Says Wright: “I think there was just a sense of trust that we built together working on that film and then early on in the process of working on this one, and obviously I have enormous respect for him.” Highest 2 Lowest arguably even seems to invite a meta-textual awareness of everyone’s shared history. After all, at one point in the movie Trey says to the older generation that “it feels like 2004 in here.” And more acutely, this is obviously the fifth (and possibly final) collaboration between Lee and Washington after the two worked on some of the most iconic films of the last 40 years, including Malcolm X (1992) and Mo’ Better Blues (1990). And this fact seems to be echoed in every magazine and photo in David King’s Brooklyn penthouse reflecting Washington’s younger countenance from the ‘90s and 2000s.
“Spike uses these symbols of the success and renown of this character, David King, and in doing so, he’s borrowing on the success of Denzel,” Wright explains. “Denzel has the type of history and stature as a cultural figure that certainly lends itself to the strength of this character that he’s playing, so I think there’s a very clever overlap there that Spike employs.”
But it’s doing the work, both on the set and then in the finished film, that makes Highest 2 Lowest’s place in film history tangible.
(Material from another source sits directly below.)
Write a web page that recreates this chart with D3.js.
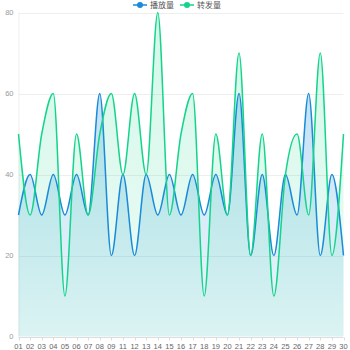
<!DOCTYPE html>
<html>
<head>
<meta charset="utf-8">
<script src="https://cdn.jsdelivr.net/npm/d3@7/dist/d3.min.js"></script>
<style>
  html, body { margin: 0; padding: 0; background: #fff; }
  svg { display: block; font-family: "Liberation Sans", Arial, sans-serif; }
</style>
</head>
<body>
<svg id="chart" width="350" height="350"></svg>
<script>
// Day labels along the x axis
const days = ["01","02","03","04","05","06","07","08","09","11","12","13","14","15","16","17","18","19","20","21","22","23","24","25","26","27","28","29","30"];
// 播放量 (plays)
const plays = [30,40,30,40,30,40,30,60,20,40,20,40,30,40,30,40,30,40,30,60,20,40,20,40,30,60,20,40,20];
// 转发量 (shares)
const shares = [50,30,50,60,10,50,30,50,60,40,60,40,80,30,50,60,10,50,30,70,20,50,10,40,50,30,70,20,50];
const yTicks = [0,20,40,60,80];
const seriesNames = ["播放量","转发量"];
const seriesColors = ["#1a8bd9","#13d48a"];

const svg = d3.select("#chart");
const margin = {top: 12.5, right: 6.5, bottom: 13.5, left: 18.5};
const W = 350, H = 350;

const x = d3.scalePoint().domain(days).range([margin.left, W - margin.right]);
const y = d3.scaleLinear().domain([0, 80]).range([H - margin.bottom, margin.top]);

// vertical gradients for the area fills
const defs = svg.append("defs");
function grad(id, color, top, bottom, y0, y1) {
  const g = defs.append("linearGradient").attr("id", id)
    .attr("gradientUnits", "userSpaceOnUse")
    .attr("x1", 0).attr("x2", 0).attr("y1", y0).attr("y2", y1);
  g.append("stop").attr("offset", 0).attr("stop-color", color).attr("stop-opacity", top);
  g.append("stop").attr("offset", 1).attr("stop-color", color).attr("stop-opacity", bottom);
}
grad("gPlays", seriesColors[0], 0.26, 0.08, y(60), y(0));
grad("gShares", seriesColors[1], 0.18, 0.08, y(80), y(0));

// horizontal split lines
svg.append("g").selectAll("line").data(yTicks.filter(d => d > 0)).join("line")
  .attr("x1", margin.left).attr("x2", W - margin.right)
  .attr("y1", d => Math.round(y(d)) + 0.5).attr("y2", d => Math.round(y(d)) + 0.5)
  .attr("stroke", "#eeeeee").attr("stroke-width", 1);

// y axis labels
svg.append("g").selectAll("text").data(yTicks).join("text")
  .attr("x", margin.left - 5).attr("y", d => y(d)).attr("dy", "0.35em")
  .attr("text-anchor", "end").attr("font-size", 7.5).attr("fill", "#999")
  .text(d => d);

// y axis line
svg.append("line")
  .attr("x1", margin.left + 0.5).attr("x2", margin.left + 0.5)
  .attr("y1", y(80)).attr("y2", y(0))
  .attr("stroke", "#eeeeee");

const series = [
  {name: seriesNames[0], values: plays, color: seriesColors[0], fill: "url(#gPlays)"},
  {name: seriesNames[1], values: shares, color: seriesColors[1], fill: "url(#gShares)"}
];

const area = d3.area()
  .x((d, i) => x(days[i]))
  .y0(y(0))
  .y1(d => y(d))
  .curve(d3.curveMonotoneX);
const line = d3.line()
  .x((d, i) => x(days[i]))
  .y(d => y(d))
  .curve(d3.curveMonotoneX);

svg.append("g").selectAll("path").data(series).join("path")
  .attr("d", s => area(s.values))
  .attr("fill", s => s.fill);

svg.append("g").selectAll("path").data(series).join("path")
  .attr("d", s => line(s.values))
  .attr("fill", "none")
  .attr("stroke", s => s.color)
  .attr("stroke-width", 1.5);

// x axis
svg.append("line")
  .attr("x1", margin.left).attr("x2", W - margin.right)
  .attr("y1", Math.round(y(0)) + 0.5).attr("y2", Math.round(y(0)) + 0.5)
  .attr("stroke", "#dddddd");
svg.append("g").selectAll("line").data(days).join("line")
  .attr("x1", d => Math.round(x(d)) + 0.5).attr("x2", d => Math.round(x(d)) + 0.5)
  .attr("y1", Math.round(y(0)) + 0.5).attr("y2", Math.round(y(0)) + 3.5)
  .attr("stroke", "#dddddd");
svg.append("g").selectAll("text").data(days).join("text")
  .attr("x", d => x(d)).attr("y", H - 1.5)
  .attr("text-anchor", "middle").attr("font-size", 7.5).attr("fill", "#666")
  .text(d => d);

// legend
const legend = svg.append("g");
const legendX = [133, 180];
series.forEach((s, i) => {
  const g = legend.append("g").attr("transform", `translate(${legendX[i]},5)`);
  g.append("line").attr("x1", 0).attr("x2", 14).attr("y1", 0).attr("y2", 0)
    .attr("stroke", s.color).attr("stroke-width", 1.5);
  g.append("circle").attr("cx", 7).attr("cy", 0).attr("r", 3)
    .attr("fill", s.color);
  g.append("text").attr("x", 17).attr("y", 0).attr("dy", "0.35em")
    .attr("font-size", 8).attr("fill", "#555")
    .attr("font-family", "'Noto Sans CJK SC', sans-serif")
    .text(s.name);
});
</script>
</body>
</html>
“In terms of their work together they are a duo on the top shelf of director-actor partnerships in the history of cinema,” Wright considers, “so that brings a lot of expectation, but it also brings a lot of forcefulness to their collaboration into any project that they’re a part of. The history between the two of them is palpable on set, and the mutual respect and kind of creative love between them just fills every set that we shot on.”
Sometimes experiences are worth the wait.
Highest 2 Lowest is in theaters now and premieres on Apple TV+ on Sept. 5.